One of my next door neighbours children, a young girl had planted an acorn in their own small bit of farmland, and in the Spring it had become a small tiny oakling. In a short while there sprang up near him a beautiful violet, a sunflower, a runner-bean, and a silver-birch tree. The small tiny oakling was so pleased to see them, for he had been lonely and dull until they had appeared. One particular morning the violet said:
"My dear neighbour and friend, I shall flower tomorrow!"
"What do you mean?", asked the oakling.
" Wait and you will see tomorrow, " replied the violet.
" I am in great anticipation, and so very happy and excited!"
Sure enough the following morning most of the violet buds had opened, and there was a sweet aroma in the air, and some of the girl's friends came and saw them and spoke, "Oh, what beautiful violets!", tenderly picking two or three of them, pinning them to their dresses as they went away giggling to themselves.
"How charming it is, " said the violet, "to have my flowers taken by those gentle loving hands and kissed by their happy, smiling, tender lips! I feel so sorry for you my dear neighbour! I'm so sorry you have no flowers. My prayer is you make haste and grow quickly."
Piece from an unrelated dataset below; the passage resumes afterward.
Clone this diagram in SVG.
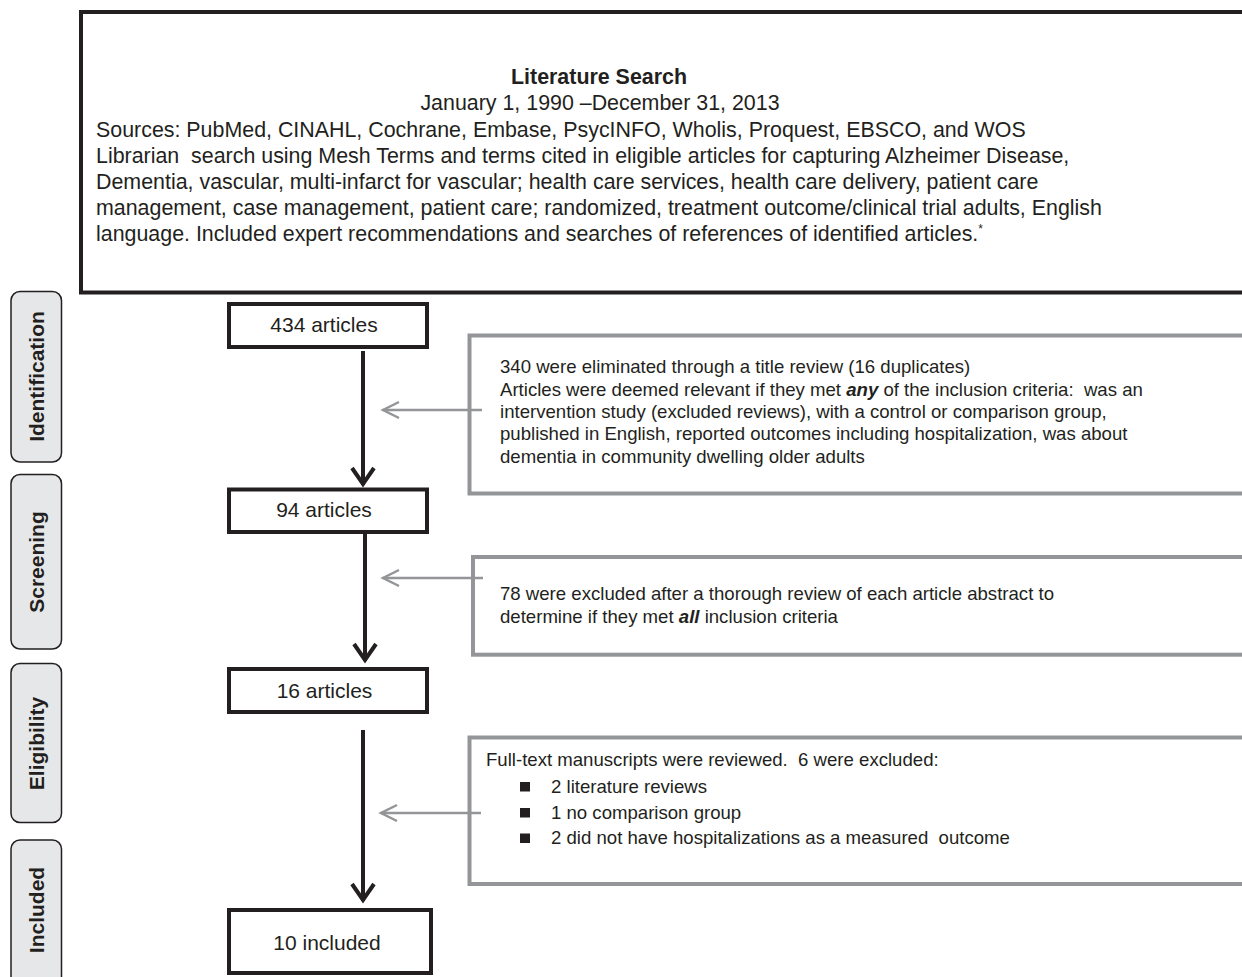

But the little oakling could not force himself up to the heat for flowering, though he tried very hard indeed, and was most miserable he could not. When the runner-bean began to grow, he found a nearby stick, round where he could twine. It wasn't long before he was much higher than the oakling, and continued growing at a great pace. One morning he called down to the little oakling:
" Hello my friend! What are you doing down there? Why don't you just wist about and lay hold of something that will help you to get up in the world. Look at me! See at what a fantastic rate I am growing up!"
The little oakling felt ashamed of himself. He couldn't twist about at all, and he continued to grow so very slowly. In a short while the sunflower was also growing fast, and he too gave the oak tree some advice.
"You my friend are far too solid and dumpy, " he said.
"That's not the way to flourish. Make yourself hollow, as I do. Throw yourself more to the outside of yourself, and see yourself prosper."
Unfortunately, the oakling could not even understand what the sunflower meant, and could not imitate him in the least.
"What a poor, useless tree I am!", he said to himself.
"I cannot flower like the beautiful violet, or twist like the runner-bean, or rush upward like the sunflower."
The silver-birch tree overheard him, and answered:
"You my friend cannot be expected to do as they do. You and I are trees, while they are only annuals. They are going to die in the autumn, but we shall not. Yes, my friend, you are rather slow, I must confess. Take my example, and try to shoot up a little quicker, and then you will be all right!"
The oakling was comforted by what the silver-birch said, but still wished he could grow more like him. I need not tell you that long after the silver-birch had decayed, the oakling had become a young, strong, and mighty oak tree. Now, people looked up at him and said, " What a proud, majestic tree!", and birds of every description sang their morning choruses perching on its branches, and cattle laid down to rest under its shadow in the summer heat, and the great-grand children of the young girls who had culled the violet buds sat and talked in its cool shade. Then the oak tree was comforted for his former slowness. Then he mumurmed to himself what he over-heard a young pastor say one afternoon, "He who grows slowly goes stronger!"
I have told you this story to encourage children, boys and girls of all age groups, who are called dumb, dull and think themselves so. And the children who try and try, and yet are outstripped by others much brighter and quicker learners than they. Please, don't be disheartened, if you nvere claim a prize, or if you are at the bottom of the class generally. Keep working on and try to be cheerful and good-tempered. Most likely you are not stupid, though you may be a slow learner. Ther have been plenty of children who were reckoned dull, dumb and slow, who afterwards become great men and women. Some of the greatest men and women were not smart when they were small children. So cheer up, slow boys and girls; do what you can; do it thoroughly and solidly, and you may be wise and worthy men and women of this world. The life of our Master, Jesus Christ was, so far as we know, very quiet and retired for nearly thirty years. So be of good courage, slow boys and girls, there may be great things for you to do by-and-by, and most certainly there will be good things ahead, if you are studious, patient, earnest and obedient to the Master and Teacher - Jesus Christ!